**WHAT IS ASKED**
Copy the data that follows exactly. Include no pictures.

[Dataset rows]
····················

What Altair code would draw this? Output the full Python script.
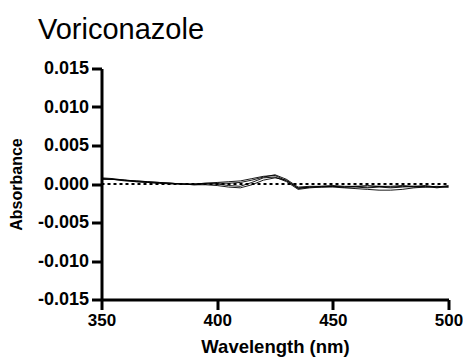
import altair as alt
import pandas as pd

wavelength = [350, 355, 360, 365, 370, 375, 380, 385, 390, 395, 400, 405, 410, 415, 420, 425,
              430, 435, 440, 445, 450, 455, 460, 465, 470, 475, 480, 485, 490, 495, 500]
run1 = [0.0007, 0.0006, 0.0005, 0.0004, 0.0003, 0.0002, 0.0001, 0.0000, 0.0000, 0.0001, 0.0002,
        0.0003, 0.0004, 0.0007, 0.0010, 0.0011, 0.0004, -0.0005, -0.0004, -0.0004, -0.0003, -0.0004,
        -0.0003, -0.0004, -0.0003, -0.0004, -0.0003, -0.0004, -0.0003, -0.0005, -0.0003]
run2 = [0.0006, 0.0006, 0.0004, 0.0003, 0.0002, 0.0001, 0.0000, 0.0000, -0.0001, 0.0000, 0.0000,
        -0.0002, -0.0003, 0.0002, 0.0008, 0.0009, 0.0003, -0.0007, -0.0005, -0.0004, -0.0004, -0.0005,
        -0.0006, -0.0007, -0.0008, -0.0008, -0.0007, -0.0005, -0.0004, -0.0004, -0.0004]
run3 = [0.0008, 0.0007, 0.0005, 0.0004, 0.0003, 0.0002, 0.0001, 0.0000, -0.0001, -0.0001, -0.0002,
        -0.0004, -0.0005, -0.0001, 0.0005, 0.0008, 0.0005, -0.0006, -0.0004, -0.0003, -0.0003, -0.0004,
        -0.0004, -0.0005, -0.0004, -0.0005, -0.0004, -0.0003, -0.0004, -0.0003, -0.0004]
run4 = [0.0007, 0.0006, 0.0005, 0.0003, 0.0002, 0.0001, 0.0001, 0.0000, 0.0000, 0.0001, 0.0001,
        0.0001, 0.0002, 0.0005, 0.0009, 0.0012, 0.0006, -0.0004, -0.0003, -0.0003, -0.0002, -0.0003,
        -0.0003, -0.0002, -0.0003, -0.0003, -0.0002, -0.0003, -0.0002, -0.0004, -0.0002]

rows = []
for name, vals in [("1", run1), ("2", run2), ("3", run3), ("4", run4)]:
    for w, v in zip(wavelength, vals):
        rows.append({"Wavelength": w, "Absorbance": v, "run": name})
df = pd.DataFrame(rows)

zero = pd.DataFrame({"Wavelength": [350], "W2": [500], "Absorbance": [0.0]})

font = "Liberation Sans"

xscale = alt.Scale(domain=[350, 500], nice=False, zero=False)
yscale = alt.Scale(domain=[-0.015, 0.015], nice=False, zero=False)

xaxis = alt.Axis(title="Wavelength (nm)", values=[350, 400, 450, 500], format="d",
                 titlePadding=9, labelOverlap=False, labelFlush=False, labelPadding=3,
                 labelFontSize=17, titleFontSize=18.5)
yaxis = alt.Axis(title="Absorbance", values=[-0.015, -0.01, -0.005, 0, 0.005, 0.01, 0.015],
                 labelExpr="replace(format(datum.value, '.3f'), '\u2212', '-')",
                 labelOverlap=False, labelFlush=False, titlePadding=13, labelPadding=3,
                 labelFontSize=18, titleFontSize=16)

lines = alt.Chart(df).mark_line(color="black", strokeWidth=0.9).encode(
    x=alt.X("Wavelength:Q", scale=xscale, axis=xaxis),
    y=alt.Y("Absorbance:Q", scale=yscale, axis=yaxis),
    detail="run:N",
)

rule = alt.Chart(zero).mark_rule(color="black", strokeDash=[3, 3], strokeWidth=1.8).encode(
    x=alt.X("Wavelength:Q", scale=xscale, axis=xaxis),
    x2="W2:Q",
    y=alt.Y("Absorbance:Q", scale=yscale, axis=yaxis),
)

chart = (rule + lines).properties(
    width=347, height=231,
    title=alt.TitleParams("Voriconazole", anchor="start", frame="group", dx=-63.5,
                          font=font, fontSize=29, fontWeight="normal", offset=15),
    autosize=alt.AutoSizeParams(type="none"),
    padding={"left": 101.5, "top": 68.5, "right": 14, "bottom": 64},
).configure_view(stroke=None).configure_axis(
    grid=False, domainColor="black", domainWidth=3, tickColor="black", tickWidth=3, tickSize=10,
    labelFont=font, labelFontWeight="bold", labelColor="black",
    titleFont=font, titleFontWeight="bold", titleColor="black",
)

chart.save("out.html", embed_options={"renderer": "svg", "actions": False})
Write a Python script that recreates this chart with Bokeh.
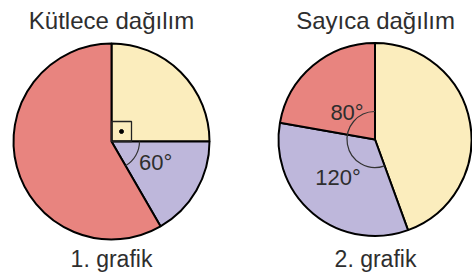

····················

**WRITTEN SOLUTION**
What Altair code would draw this? Output the full Python script.
import altair as alt
import pandas as pd

wavelength = [350, 355, 360, 365, 370, 375, 380, 385, 390, 395, 400, 405, 410, 415, 420, 425,
              430, 435, 440, 445, 450, 455, 460, 465, 470, 475, 480, 485, 490, 495, 500]
run1 = [0.0007, 0.0006, 0.0005, 0.0004, 0.0003, 0.0002, 0.0001, 0.0000, 0.0000, 0.0001, 0.0002,
        0.0003, 0.0004, 0.0007, 0.0010, 0.0011, 0.0004, -0.0005, -0.0004, -0.0004, -0.0003, -0.0004,
        -0.0003, -0.0004, -0.0003, -0.0004, -0.0003, -0.0004, -0.0003, -0.0005, -0.0003]
run2 = [0.0006, 0.0006, 0.0004, 0.0003, 0.0002, 0.0001, 0.0000, 0.0000, -0.0001, 0.0000, 0.0000,
        -0.0002, -0.0003, 0.0002, 0.0008, 0.0009, 0.0003, -0.0007, -0.0005, -0.0004, -0.0004, -0.0005,
        -0.0006, -0.0007, -0.0008, -0.0008, -0.0007, -0.0005, -0.0004, -0.0004, -0.0004]
run3 = [0.0008, 0.0007, 0.0005, 0.0004, 0.0003, 0.0002, 0.0001, 0.0000, -0.0001, -0.0001, -0.0002,
        -0.0004, -0.0005, -0.0001, 0.0005, 0.0008, 0.0005, -0.0006, -0.0004, -0.0003, -0.0003, -0.0004,
        -0.0004, -0.0005, -0.0004, -0.0005, -0.0004, -0.0003, -0.0004, -0.0003, -0.0004]
run4 = [0.0007, 0.0006, 0.0005, 0.0003, 0.0002, 0.0001, 0.0001, 0.0000, 0.0000, 0.0001, 0.0001,
        0.0001, 0.0002, 0.0005, 0.0009, 0.0012, 0.0006, -0.0004, -0.0003, -0.0003, -0.0002, -0.0003,
        -0.0003, -0.0002, -0.0003, -0.0003, -0.0002, -0.0003, -0.0002, -0.0004, -0.0002]

rows = []
for name, vals in [("1", run1), ("2", run2), ("3", run3), ("4", run4)]:
    for w, v in zip(wavelength, vals):
        rows.append({"Wavelength": w, "Absorbance": v, "run": name})
df = pd.DataFrame(rows)

zero = pd.DataFrame({"Wavelength": [350], "W2": [500], "Absorbance": [0.0]})

font = "Liberation Sans"

xscale = alt.Scale(domain=[350, 500], nice=False, zero=False)
yscale = alt.Scale(domain=[-0.015, 0.015], nice=False, zero=False)

xaxis = alt.Axis(title="Wavelength (nm)", values=[350, 400, 450, 500], format="d",
                 titlePadding=9, labelOverlap=False, labelFlush=False, labelPadding=3,
                 labelFontSize=17, titleFontSize=18.5)
yaxis = alt.Axis(title="Absorbance", values=[-0.015, -0.01, -0.005, 0, 0.005, 0.01, 0.015],
                 labelExpr="replace(format(datum.value, '.3f'), '\u2212', '-')",
                 labelOverlap=False, labelFlush=False, titlePadding=13, labelPadding=3,
                 labelFontSize=18, titleFontSize=16)

lines = alt.Chart(df).mark_line(color="black", strokeWidth=0.9).encode(
    x=alt.X("Wavelength:Q", scale=xscale, axis=xaxis),
    y=alt.Y("Absorbance:Q", scale=yscale, axis=yaxis),
    detail="run:N",
)

rule = alt.Chart(zero).mark_rule(color="black", strokeDash=[3, 3], strokeWidth=1.8).encode(
    x=alt.X("Wavelength:Q", scale=xscale, axis=xaxis),
    x2="W2:Q",
    y=alt.Y("Absorbance:Q", scale=yscale, axis=yaxis),
)

chart = (rule + lines).properties(
    width=347, height=231,
    title=alt.TitleParams("Voriconazole", anchor="start", frame="group", dx=-63.5,
                          font=font, fontSize=29, fontWeight="normal", offset=15),
    autosize=alt.AutoSizeParams(type="none"),
    padding={"left": 101.5, "top": 68.5, "right": 14, "bottom": 64},
).configure_view(stroke=None).configure_axis(
    grid=False, domainColor="black", domainWidth=3, tickColor="black", tickWidth=3, tickSize=10,
    labelFont=font, labelFontWeight="bold", labelColor="black",
    titleFont=font, titleFontWeight="bold", titleColor="black",
)

chart.save("out.html", embed_options={"renderer": "svg", "actions": False})
Write a Python script that recreates this chart with Bokeh.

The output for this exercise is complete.